Help! Newbie Propogating Mint in Water

I put some mint cuttings in water a couple weeks ago and I'm excited that roots have started to grow! However, this is the first time I've tried this and I have a couple questions that Google hasn't been able to answer.
The stems of some of the cuttings that have roots growing appear to be rotting (brown, squishy, becoming transparent). One may even have some bacteria growth starting. The roots are all growing above where this starts. Should I trim the cuttings down so this doesn't kill the cutting/infect the water?
The top leaves on almost all the cuttings are dying. Should I prune them off? Everything I read when taking the cuttings said to leave the top sets of leaves on, but nothing said what to do when they die, or even if they're supposed to! I *think* there might be new growth at the top of some of the cuttings, but not all.
For reference: I'm in Denver, Colorado (ie a billion degree summers and five degree winters) so all of my plants live indoors year-round. I had planned to put these in soil when the roots where long/strong enough, but about 50% of the things I transplant/repot die instantly, so now I'm considering leaving them in water permanently, which I've also never done before. The original mint plant came from the grocery store and was one of those mass produced "Live Plants" that are basically grown to die.
Thanks for your help!!

Comments (5)

  • floral_uk z.8/9 SW UK
    last month

    Get them out of the water. Cut off the rotting bits and remove the dead tops. Then pot them up into a growing medium and give them a lot more light. They are etiolated and lack of light could be why the tops are dying. Be aware that outdoors mint naturally more or less dies down to the ground, depending on your winters. It is difficult to keep mint growing indoors in winter unless you can provide cool temps and a great deal of light.

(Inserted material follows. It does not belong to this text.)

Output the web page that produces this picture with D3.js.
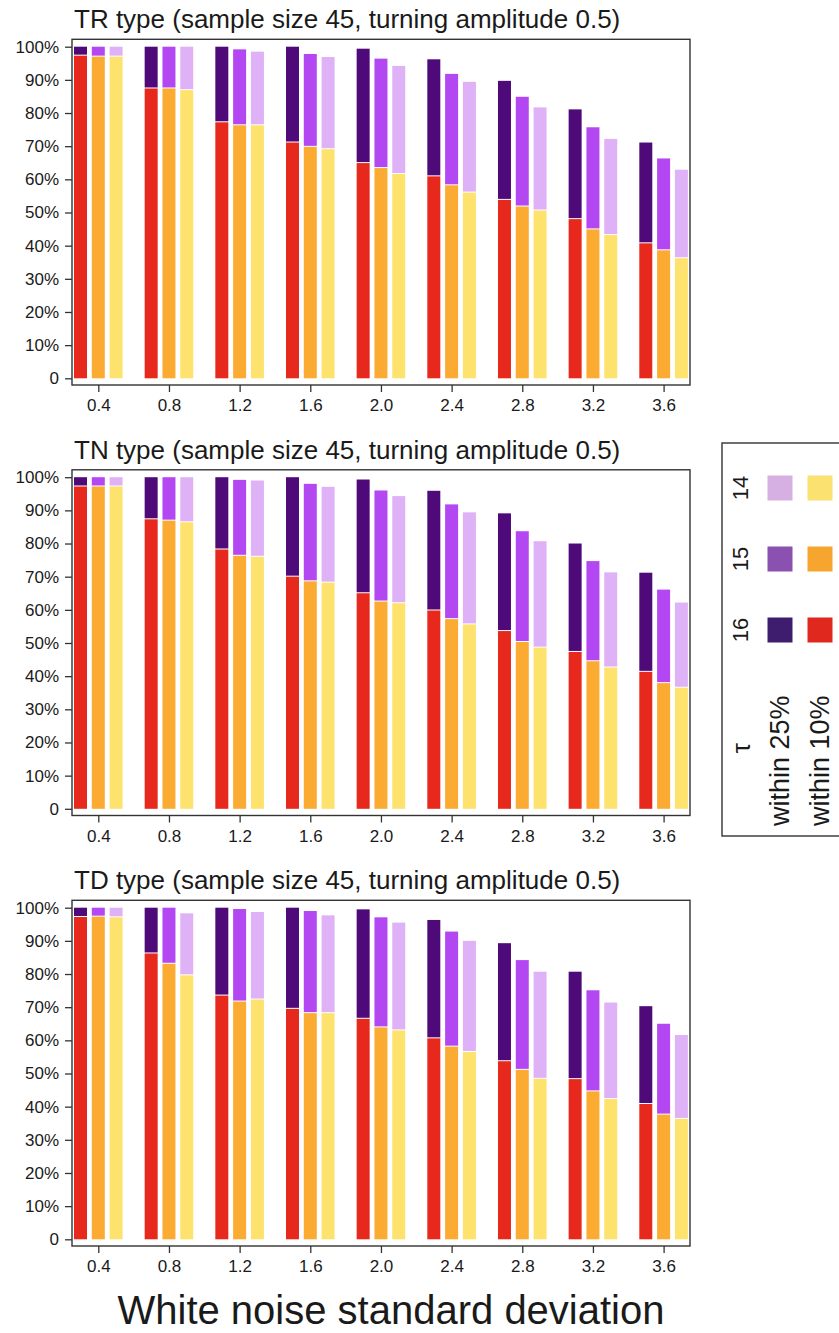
<!DOCTYPE html>
<html>
<head>
<meta charset="utf-8">
<script src="https://cdn.jsdelivr.net/npm/d3@7"></script>
<style>
  body { margin: 0; background: #fff; }
  text { font-family: "Liberation Sans", Arial, Helvetica, sans-serif; fill: #1a1a1a; }
</style>
</head>
<body>
<svg id="chart" width="839" height="1333"></svg>
<script>
// x categories and series keys
var noiseSD = [0.4, 0.8, 1.2, 1.6, 2.0, 2.4, 2.8, 3.2, 3.6];
var tauLevels = ["16", "15", "14"];
var yTicks = [0, 10, 20, 30, 40, 50, 60, 70, 80, 90, 100];
var panelTitles = [
    "TR type (sample size 45, turning amplitude 0.5)",
    "TN type (sample size 45, turning amplitude 0.5)",
    "TD type (sample size 45, turning amplitude 0.5)"
];

// TR type, % of estimates within 25% / within 10%
var trWithin25_16 = [100, 100, 100, 100, 99.4, 96.2, 89.7, 81.1, 71.1];
var trWithin25_15 = [100, 100, 99.2, 97.8, 96.4, 91.8, 84.9, 75.7, 66.3];
var trWithin25_14 = [100, 100, 98.5, 96.9, 94.2, 89.4, 81.7, 72.2, 62.9];
var trWithin10_16 = [97.3, 87.4, 77.2, 71.1, 64.9, 60.9, 53.8, 48.0, 40.7];
var trWithin10_15 = [97.0, 87.4, 76.3, 69.8, 63.4, 58.2, 51.8, 44.9, 38.6];
var trWithin10_14 = [97.0, 86.9, 76.3, 69.1, 61.6, 56.0, 50.6, 43.2, 36.2];

// TN type
var tnWithin25_16 = [100, 100, 100, 100, 99.3, 95.9, 89.1, 80.0, 71.2];
var tnWithin25_15 = [100, 100, 99.2, 98.0, 96.0, 91.8, 83.7, 74.7, 66.1];
var tnWithin25_14 = [100, 100, 99.0, 97.1, 94.3, 89.4, 80.7, 71.3, 62.2];
var tnWithin10_16 = [97.2, 87.3, 78.2, 70.0, 65.0, 59.8, 53.6, 47.3, 41.3];
var tnWithin10_15 = [97.2, 86.9, 76.3, 68.6, 62.5, 57.2, 50.3, 44.5, 37.9];
var tnWithin10_14 = [97.2, 86.4, 76.0, 68.2, 62.0, 55.6, 48.6, 42.6, 36.5];

// TD type
var tdWithin25_16 = [100, 100, 100, 100, 99.5, 96.3, 89.3, 80.7, 70.3];
var tdWithin25_15 = [100, 100, 99.6, 99.0, 97.1, 92.8, 84.2, 75.1, 65.0];
var tdWithin25_14 = [100, 98.3, 98.7, 97.7, 95.5, 90.0, 80.7, 71.4, 61.6];
var tdWithin10_16 = [97.2, 86.2, 73.5, 69.5, 66.5, 60.6, 53.7, 48.3, 40.8];
var tdWithin10_15 = [97.3, 83.1, 71.7, 68.2, 63.9, 58.1, 51.1, 44.6, 37.6];
var tdWithin10_14 = [97.1, 79.6, 72.3, 68.2, 63.0, 56.5, 48.4, 42.3, 36.3];

var panels = [
    { w25: [trWithin25_16, trWithin25_15, trWithin25_14], w10: [trWithin10_16, trWithin10_15, trWithin10_14] },
    { w25: [tnWithin25_16, tnWithin25_15, tnWithin25_14], w10: [tnWithin10_16, tnWithin10_15, tnWithin10_14] },
    { w25: [tdWithin25_16, tdWithin25_15, tdWithin25_14], w10: [tdWithin10_16, tdWithin10_15, tdWithin10_14] }
];

var col25 = d3.scaleOrdinal().domain(tauLevels).range(["#4f0a79", "#b347f2", "#dfb2f7"]);
var col10 = d3.scaleOrdinal().domain(tauLevels).range(["#e6281d", "#fbab31", "#fee26e"]);
var legend25 = d3.scaleOrdinal().domain(tauLevels).range(["#3e1d6f", "#8a51b0", "#d6b0e2"]);
var legend10 = d3.scaleOrdinal().domain(tauLevels).range(["#e0281f", "#f6a62f", "#fbe270"]);

var svg = d3.select("#chart");
var box = { left: 72, right: 690, top: 39.3, bottom: 385 };
var panelStep = 430.5;

var x = d3.scaleLinear().domain([0.4, 3.6]).range([98.3, 663.6]);
var inner = d3.scaleBand().domain(tauLevels).range([-26.7, 26.7]).paddingInner(0.27).paddingOuter(0.135);

panels.forEach(function (p, pi) {
    var g = svg.append("g").attr("transform", "translate(0," + (pi * panelStep) + ")");
    var y = d3.scaleLinear().domain([0, 100]).range([378.3, 46.7]);

    var rows = [];
    tauLevels.forEach(function (t, k) {
        noiseSD.forEach(function (s, i) {
            rows.push({ sd: s, tau: t, w25: p.w25[k][i], w10: p.w10[k][i] });
        });
    });

    var bars = g.append("g").selectAll("g").data(rows).enter().append("g")
        .attr("transform", function (d) { return "translate(" + (x(d.sd) + inner(d.tau)) + ",0)"; });

    // upper part: within 25%
    bars.append("rect")
        .attr("width", inner.bandwidth())
        .attr("y", function (d) { return y(d.w25); })
        .attr("height", function (d) { return Math.max(0, y(d.w10) - y(d.w25) - 1); })
        .attr("fill", function (d) { return col25(d.tau); });

    // lower part: within 10%
    bars.append("rect")
        .attr("width", inner.bandwidth())
        .attr("y", function (d) { return y(d.w10); })
        .attr("height", function (d) { return y(0) - y(d.w10); })
        .attr("fill", function (d) { return col10(d.tau); });

    g.append("rect")
        .attr("x", box.left).attr("y", box.top)
        .attr("width", box.right - box.left).attr("height", box.bottom - box.top)
        .attr("fill", "none").attr("stroke", "#333").attr("stroke-width", 1.4);

    var yAxis = g.append("g")
        .attr("transform", "translate(" + box.left + ",0)")
        .call(d3.axisLeft(y).tickValues(yTicks).tickSize(7).tickPadding(6)
            .tickFormat(function (d) { return d === 0 ? "0" : d + "%"; }));
    yAxis.select(".domain").remove();

    var xAxis = g.append("g")
        .attr("transform", "translate(0," + box.bottom + ")")
        .call(d3.axisBottom(x).tickValues(noiseSD).tickSize(7).tickPadding(7).tickFormat(d3.format(".1f")));
    xAxis.select(".domain").remove();

    g.selectAll(".tick line").attr("stroke", "#333").attr("stroke-width", 1.3);
    g.selectAll(".tick text").attr("font-size", 17).attr("font-family", null).attr("fill", "#1a1a1a");

    g.append("text")
        .attr("x", 74)
        .attr("y", 28.3)
        .attr("font-size", 26)
        .text(panelTitles[pi]);
});

svg.append("text")
    .attr("x", 391)
    .attr("y", 1324)
    .attr("text-anchor", "middle")
    .attr("font-size", 40)
    .text("White noise standard deviation");

// legend, drawn sideways
var lg = svg.append("g");
lg.append("rect")
    .attr("x", 722).attr("y", 443)
    .attr("width", 140).attr("height", 393)
    .attr("fill", "none").attr("stroke", "#333").attr("stroke-width", 1.4);

var rowY = d3.scalePoint().domain(["14", "15", "16"]).range([488, 630]);

lg.selectAll(".lab").data(tauLevels).enter().append("text")
    .attr("class", "lab")
    .attr("transform", function (d) { return "translate(748," + rowY(d) + ") rotate(-90)"; })
    .attr("text-anchor", "middle")
    .attr("font-size", 22)
    .text(function (d) { return d; });

lg.selectAll(".sw25").data(tauLevels).enter().append("rect")
    .attr("x", 767.5).attr("y", function (d) { return rowY(d) - 12.5; })
    .attr("width", 25).attr("height", 25)
    .attr("fill", function (d) { return legend25(d); });

lg.selectAll(".sw10").data(tauLevels).enter().append("rect")
    .attr("x", 807.5).attr("y", function (d) { return rowY(d) - 12.5; })
    .attr("width", 25).attr("height", 25)
    .attr("fill", function (d) { return legend10(d); });

lg.append("text")
    .attr("transform", "translate(750,748) rotate(-90)")
    .attr("text-anchor", "middle")
    .attr("font-size", 26)
    .text("τ");

lg.append("text")
    .attr("transform", "translate(789,826) rotate(-90)")
    .attr("font-size", 27)
    .text("within 25%");

lg.append("text")
    .attr("transform", "translate(829,826) rotate(-90)")
    .attr("font-size", 27)
    .text("within 10%");
</script>
</body>
</html>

  • Tiffany, purpleinopp Z8b Opp, AL
    last month

    I started a discussion about rooting things in water but I have no experience with mint at all, in a pot, ground, or snippings in water. Didn't want it to seem like I was ignoring your discussion.

  • katyajini
    last month
    last modified: last month

    Hi! I have been rooting mint from freshly cut stems all summer this year for the first time as well. It works like a charm. I cant stop doing it, just too much fun. Occasionally some stems dont make it: they take a long time and rot before growing roots. For me MANY root as soon as 48 hours. No kidding. I would try again with some new cuttings. Where did you get those stems from? I dont actually know anything about growing mint indoors, never done it. I sat the jars on a bright window sill, but less that one hour of direct sun.

  • PRO
    CoolAir Inc.
    last month

    Have grown the mint in a pot of soil and not in water. It turns around so good.

  • katyajini
    last month

    @allyssa macallister I potted into soil several mint stems that I had rooted in water and I was thinking a little bit about what you had written. I noticed several things: When the cuttings were taken from plants that were healthy and growing vigorously the cuttings rooted quickly and copiously. Even when a plant is healthy a stem that is growing strongly will root better than a stem that is 'old' and not growing that vigorously. And stems from a plant that is declining may die without rooting. Four stems out of five I took from a mint plant that is waning died within 48 hours of putting in water. That really surprised me. But I had never taken cuttings from an ailing plant before this. Maybe some of the trouble you are facing is because you are not starting with healthy enough cuttings. It will work for you. Mint is very easy to grow but even mint, I guess, has some limitations. Like Floral said, some bright light is necessary also.

    And something else I learned from an Yter might be quite true. The roots on the cutting incubating in water are used to surviving in an aqueous medium. When you then plant them in soil they have to learn to survive in soil and stay alive too. The transition can be very stressful. So it may not be a good idea to wait too long for really long roots. Some roots and short roots are OK. Nascent root tissue may make the transition more easily. My experience is minimal. I have only rooted thyme, mint and basil in water and then potted them. Cuttings with 2 to 3 mm roots had no trouble transitioning to soil. But all these three plants root easily. Also for a few days ( 2 or 3 days) keep the soil wet but drained, then only just moist. That will help the transition as well. All said and done a sickly cutting that has some roots may not be able to make the transition to soil.

    Start with strong healthy cuttings, especially when you are a beginner.